Since that top last August, gold has indeed done just what he predicted it would do.  It has done many months of consolidation "work" that appears close to an end.  He says the next phase should be the hot money pouring right back into gold.

Do I agree with him about joyful days ahead for both the stock market and gold, contrary to conventional wisdom?  Well, one thing that strikes me as I look at the history of gold is that you don't have to have a lousy stock market to have a gold bull market.  You just have to have a crisis of confidence in currency.  This was true in 2001-2007.  Here you had a booming stock market and no recession - just a bad drop in the dollar and resultant climb in gold.

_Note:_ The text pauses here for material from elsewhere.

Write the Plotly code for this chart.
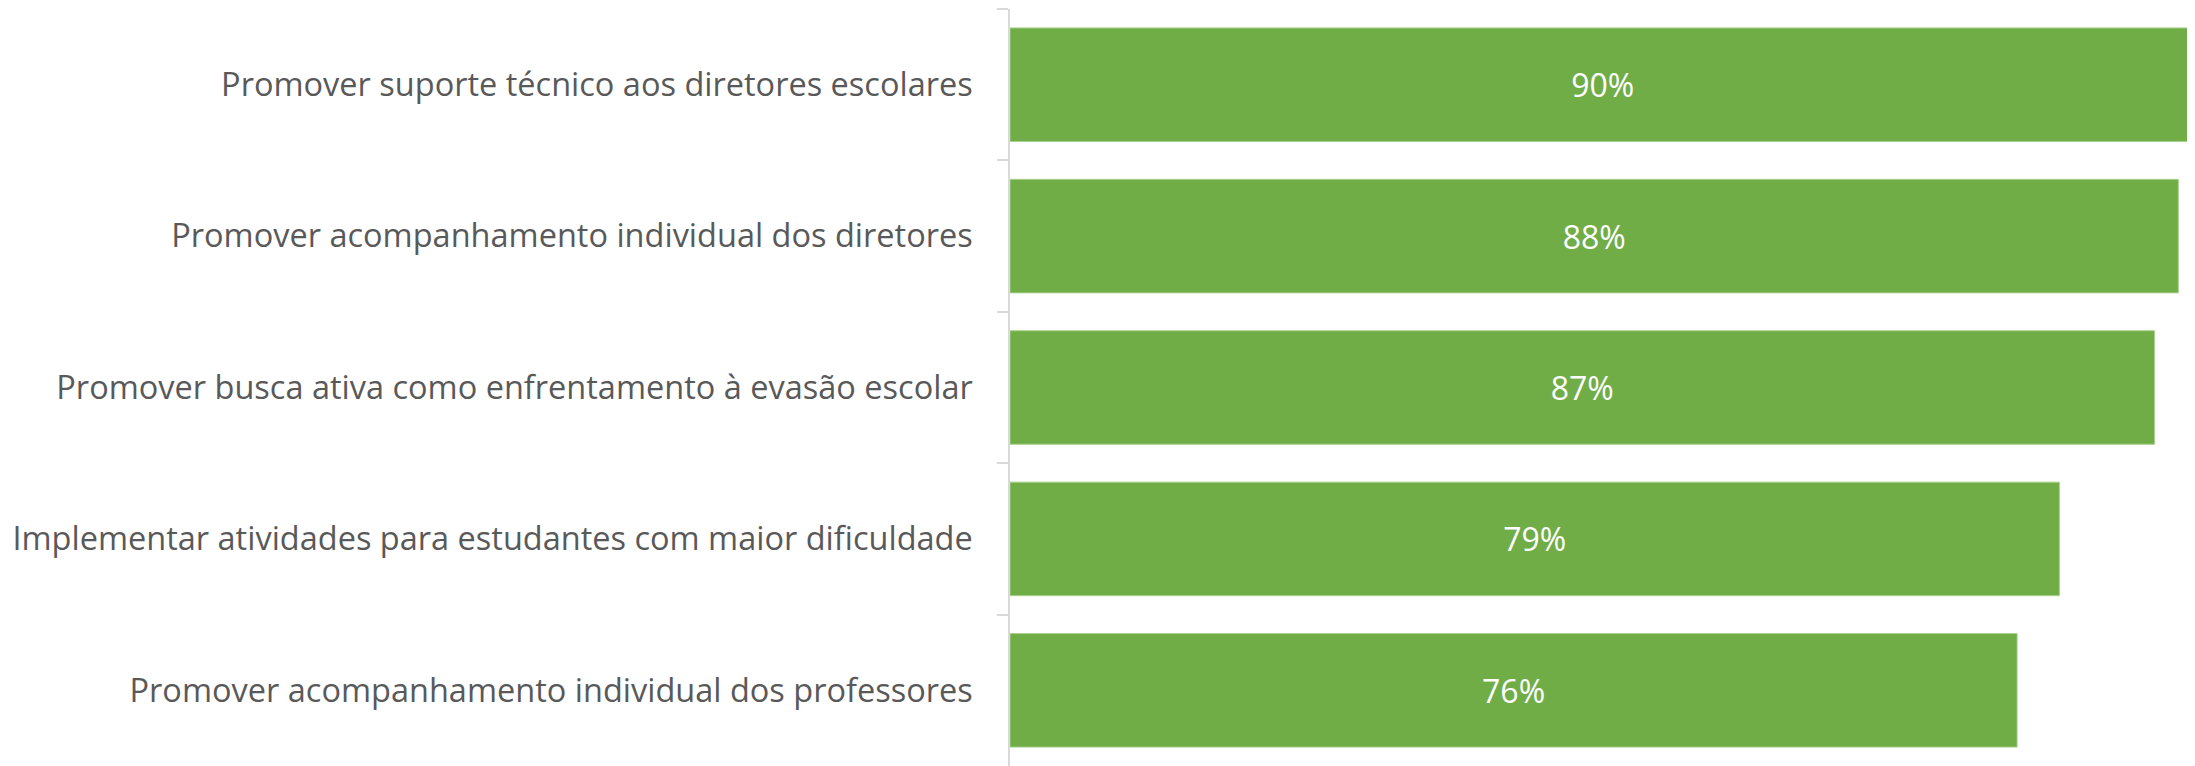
import plotly.graph_objects as go

categories = [
    "Promover suporte técnico aos diretores escolares",
    "Promover acompanhamento individual dos diretores",
    "Promover busca ativa como enfrentamento à evasão escolar",
    "Implementar atividades para estudantes com maior dificuldade",
    "Promover acompanhamento individual dos professores",
]
values = [89.7, 88.4, 86.6, 79.4, 76.2]
labels = ["90%", "88%", "87%", "79%", "76%"]

FONT = "Open Sans"

fig = go.Figure(
    go.Bar(
        y=categories,
        x=values,
        orientation="h",
        marker=dict(color="#70AD47", line=dict(color="#A9D18E", width=1)),
        text=labels,
        textposition="inside",
        insidetextanchor="middle",
        textfont=dict(color="white", size=32, family=FONT),
        width=0.75,
    )
)

fig.update_layout(
    width=2187,
    height=758,
    margin=dict(l=1002, r=0, t=1, b=0),
    paper_bgcolor="white",
    plot_bgcolor="white",
    showlegend=False,
    font=dict(family=FONT, color="#595959", size=32),
)
fig.update_yaxes(
    autorange="reversed",
    tickson="boundaries",
    ticks="outside",
    ticklen=11,
    tickcolor="#D9D9D9",
    tickwidth=1.5,
    showline=True,
    linecolor="#D9D9D9",
    linewidth=1.5,
    ticklabelstandoff=29,
    tickfont=dict(size=32.5, color="#595959", family=FONT),
    showgrid=False,
)
fig.update_xaxes(
    range=[0, 89.66],
    visible=False,
    showgrid=False,
    zeroline=False,
)

fig.write_html("out.html")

Investor confidence with dollars in the bank seems to be the overriding factor for what gold does.  As another example of this, consider the roaring 1920s.  Here we had a booming stock market and economy.  We also had a booming gold market as measured by the few major gold miners' stocks. The gold price was set by the government then, so the handful of big miners was the gold market. The stock market and gold miners were climbing hand in hand, but there was a growing threat to dollars in the bank:

Gold miner climb "A" saw Homestead Mining appreciate by nearly 100% from 1924 to 1929, others had similar gains - and it had nothing to do with a Great Recession or a bad stock market.  It had everything to do with waning confidence in dollars in the banks.

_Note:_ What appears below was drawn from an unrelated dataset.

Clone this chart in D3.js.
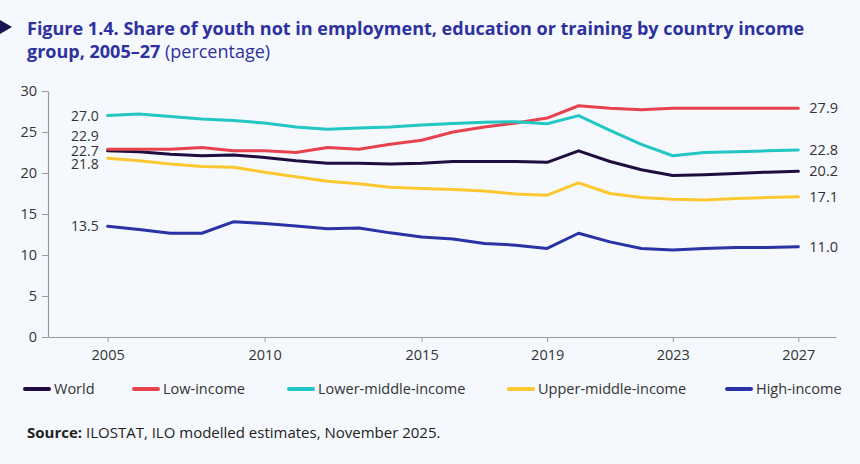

Note the complete void of banking problems in the above chart in the 36 year cycle after Bretton Woods.  That's because this global event put us on the gold standard.  But as the monetary safe haven it created began to come under duress in the 1960s from government dollar killing practices, a gold mining bull market ensued, even though there were no Great Recessions and the stock market was good.  The only miner index for that period was BGMI, Barron's Gold Mining Index.  Take a close look at what it did in this nonrecessionary period:
All we needed was dollar-dumb policy.  The gold market saw the handwriting on the wall far before the president had to officially close the gold "window" in August of 1971.  It was pretty much the same with the housing tom foolery of 2002-2008.

So do we absolutely have to have another Great Recession and stock bear market to go along with a booming gold bull market?  Absolutely not if history is any guide.  The bad stuff seems to happen after the gold bulls have seen it coming for years.